Reproduce exactly and only the lines running from the one with "Emit a LaTeX" through the one with "(typ) at (72,376)", both end lines included.

The records:
# # # # #

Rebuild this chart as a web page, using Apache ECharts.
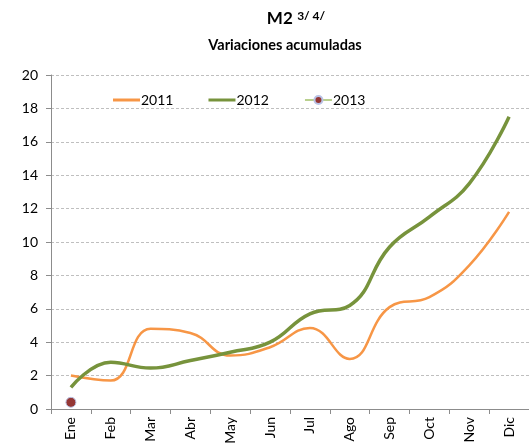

# # # # #

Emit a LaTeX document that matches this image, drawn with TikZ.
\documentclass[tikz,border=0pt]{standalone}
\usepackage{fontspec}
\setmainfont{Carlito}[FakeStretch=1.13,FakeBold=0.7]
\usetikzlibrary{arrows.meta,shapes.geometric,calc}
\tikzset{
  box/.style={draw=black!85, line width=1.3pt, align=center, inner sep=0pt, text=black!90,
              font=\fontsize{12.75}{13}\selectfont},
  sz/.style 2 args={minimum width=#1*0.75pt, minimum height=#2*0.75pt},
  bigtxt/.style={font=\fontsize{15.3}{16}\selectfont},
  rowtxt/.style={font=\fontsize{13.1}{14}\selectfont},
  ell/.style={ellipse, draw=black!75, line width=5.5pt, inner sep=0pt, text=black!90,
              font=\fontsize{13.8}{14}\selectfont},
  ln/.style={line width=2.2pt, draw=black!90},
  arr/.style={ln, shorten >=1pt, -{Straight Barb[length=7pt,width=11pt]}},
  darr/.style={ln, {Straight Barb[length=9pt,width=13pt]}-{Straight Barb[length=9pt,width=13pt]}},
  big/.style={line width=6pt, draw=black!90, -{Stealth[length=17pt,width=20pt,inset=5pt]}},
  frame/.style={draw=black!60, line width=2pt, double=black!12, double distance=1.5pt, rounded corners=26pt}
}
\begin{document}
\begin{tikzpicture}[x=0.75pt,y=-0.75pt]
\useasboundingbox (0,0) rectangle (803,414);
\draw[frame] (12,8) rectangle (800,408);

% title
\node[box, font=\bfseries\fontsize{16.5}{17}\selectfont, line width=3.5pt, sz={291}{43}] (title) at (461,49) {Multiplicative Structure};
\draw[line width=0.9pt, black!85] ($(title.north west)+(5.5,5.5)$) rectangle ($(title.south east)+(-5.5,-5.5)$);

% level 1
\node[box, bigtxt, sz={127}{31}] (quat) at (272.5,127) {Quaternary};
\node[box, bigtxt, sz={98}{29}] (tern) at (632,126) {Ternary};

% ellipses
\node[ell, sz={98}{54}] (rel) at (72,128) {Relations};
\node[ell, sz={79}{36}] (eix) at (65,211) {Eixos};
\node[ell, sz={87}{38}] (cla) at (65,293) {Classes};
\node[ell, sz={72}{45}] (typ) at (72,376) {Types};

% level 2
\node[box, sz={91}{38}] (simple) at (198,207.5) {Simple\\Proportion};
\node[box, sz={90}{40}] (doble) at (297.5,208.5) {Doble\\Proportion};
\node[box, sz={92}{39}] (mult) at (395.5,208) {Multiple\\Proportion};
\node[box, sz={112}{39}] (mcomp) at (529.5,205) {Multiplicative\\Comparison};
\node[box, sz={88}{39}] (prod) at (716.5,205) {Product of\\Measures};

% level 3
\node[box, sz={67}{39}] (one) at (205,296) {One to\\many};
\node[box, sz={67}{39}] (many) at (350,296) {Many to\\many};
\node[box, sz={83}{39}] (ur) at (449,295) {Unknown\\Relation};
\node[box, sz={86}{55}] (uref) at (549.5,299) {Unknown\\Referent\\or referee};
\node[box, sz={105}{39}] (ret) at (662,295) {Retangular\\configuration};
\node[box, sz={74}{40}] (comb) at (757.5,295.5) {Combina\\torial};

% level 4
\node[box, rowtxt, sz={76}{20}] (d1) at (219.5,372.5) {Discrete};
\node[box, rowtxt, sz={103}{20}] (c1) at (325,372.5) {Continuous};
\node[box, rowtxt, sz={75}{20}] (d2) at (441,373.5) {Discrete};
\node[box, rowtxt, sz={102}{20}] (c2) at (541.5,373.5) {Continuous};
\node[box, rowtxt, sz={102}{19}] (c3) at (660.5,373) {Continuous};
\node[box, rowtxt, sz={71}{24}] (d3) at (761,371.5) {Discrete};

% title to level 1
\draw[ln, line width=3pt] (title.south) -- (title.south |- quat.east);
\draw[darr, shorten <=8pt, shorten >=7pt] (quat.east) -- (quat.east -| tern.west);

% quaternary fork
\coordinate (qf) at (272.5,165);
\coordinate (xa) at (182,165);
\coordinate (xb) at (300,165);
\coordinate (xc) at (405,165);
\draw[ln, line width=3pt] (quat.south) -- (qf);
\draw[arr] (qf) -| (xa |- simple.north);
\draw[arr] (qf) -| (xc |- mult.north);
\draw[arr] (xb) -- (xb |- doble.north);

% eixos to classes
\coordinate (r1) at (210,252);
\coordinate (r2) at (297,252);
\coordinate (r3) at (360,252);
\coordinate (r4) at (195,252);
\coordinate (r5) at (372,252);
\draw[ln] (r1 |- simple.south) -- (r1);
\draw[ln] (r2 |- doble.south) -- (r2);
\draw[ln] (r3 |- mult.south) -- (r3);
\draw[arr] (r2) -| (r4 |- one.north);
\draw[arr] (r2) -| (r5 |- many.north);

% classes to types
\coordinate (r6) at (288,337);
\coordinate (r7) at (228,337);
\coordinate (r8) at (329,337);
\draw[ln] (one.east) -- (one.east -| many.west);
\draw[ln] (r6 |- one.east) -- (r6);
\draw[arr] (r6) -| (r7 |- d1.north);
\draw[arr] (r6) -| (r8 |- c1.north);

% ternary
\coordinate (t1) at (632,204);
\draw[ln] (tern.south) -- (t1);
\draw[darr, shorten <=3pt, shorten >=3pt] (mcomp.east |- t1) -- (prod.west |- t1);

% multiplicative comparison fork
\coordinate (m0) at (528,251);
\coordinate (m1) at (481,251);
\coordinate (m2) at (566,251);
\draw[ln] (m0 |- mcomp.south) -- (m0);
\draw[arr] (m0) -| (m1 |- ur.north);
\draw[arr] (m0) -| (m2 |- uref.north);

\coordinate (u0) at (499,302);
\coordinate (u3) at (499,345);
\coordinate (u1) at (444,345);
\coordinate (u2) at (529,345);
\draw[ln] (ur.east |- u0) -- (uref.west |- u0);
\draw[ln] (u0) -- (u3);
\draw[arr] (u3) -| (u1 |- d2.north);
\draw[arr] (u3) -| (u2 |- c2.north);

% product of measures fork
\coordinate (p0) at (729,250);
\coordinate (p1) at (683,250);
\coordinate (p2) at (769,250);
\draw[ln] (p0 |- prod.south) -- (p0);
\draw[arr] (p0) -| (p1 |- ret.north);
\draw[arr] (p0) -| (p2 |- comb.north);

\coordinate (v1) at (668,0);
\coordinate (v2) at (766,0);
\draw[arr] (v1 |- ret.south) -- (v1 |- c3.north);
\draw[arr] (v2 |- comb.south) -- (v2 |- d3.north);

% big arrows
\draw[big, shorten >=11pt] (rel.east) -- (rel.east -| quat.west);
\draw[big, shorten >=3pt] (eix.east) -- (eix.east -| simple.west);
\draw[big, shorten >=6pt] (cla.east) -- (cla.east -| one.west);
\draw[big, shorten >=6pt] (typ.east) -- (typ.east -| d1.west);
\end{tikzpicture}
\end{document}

# # # # #

Solution for this problem:
Emit a LaTeX document that matches this image, drawn with TikZ.
\documentclass[tikz,border=0pt]{standalone}
\usepackage{fontspec}
\setmainfont{Carlito}[FakeStretch=1.13,FakeBold=0.7]
\usetikzlibrary{arrows.meta,shapes.geometric,calc}
\tikzset{
  box/.style={draw=black!85, line width=1.3pt, align=center, inner sep=0pt, text=black!90,
              font=\fontsize{12.75}{13}\selectfont},
  sz/.style 2 args={minimum width=#1*0.75pt, minimum height=#2*0.75pt},
  bigtxt/.style={font=\fontsize{15.3}{16}\selectfont},
  rowtxt/.style={font=\fontsize{13.1}{14}\selectfont},
  ell/.style={ellipse, draw=black!75, line width=5.5pt, inner sep=0pt, text=black!90,
              font=\fontsize{13.8}{14}\selectfont},
  ln/.style={line width=2.2pt, draw=black!90},
  arr/.style={ln, shorten >=1pt, -{Straight Barb[length=7pt,width=11pt]}},
  darr/.style={ln, {Straight Barb[length=9pt,width=13pt]}-{Straight Barb[length=9pt,width=13pt]}},
  big/.style={line width=6pt, draw=black!90, -{Stealth[length=17pt,width=20pt,inset=5pt]}},
  frame/.style={draw=black!60, line width=2pt, double=black!12, double distance=1.5pt, rounded corners=26pt}
}
\begin{document}
\begin{tikzpicture}[x=0.75pt,y=-0.75pt]
\useasboundingbox (0,0) rectangle (803,414);
\draw[frame] (12,8) rectangle (800,408);

% title
\node[box, font=\bfseries\fontsize{16.5}{17}\selectfont, line width=3.5pt, sz={291}{43}] (title) at (461,49) {Multiplicative Structure};
\draw[line width=0.9pt, black!85] ($(title.north west)+(5.5,5.5)$) rectangle ($(title.south east)+(-5.5,-5.5)$);

% level 1
\node[box, bigtxt, sz={127}{31}] (quat) at (272.5,127) {Quaternary};
\node[box, bigtxt, sz={98}{29}] (tern) at (632,126) {Ternary};

% ellipses
\node[ell, sz={98}{54}] (rel) at (72,128) {Relations};
\node[ell, sz={79}{36}] (eix) at (65,211) {Eixos};
\node[ell, sz={87}{38}] (cla) at (65,293) {Classes};
\node[ell, sz={72}{45}] (typ) at (72,376) {Types};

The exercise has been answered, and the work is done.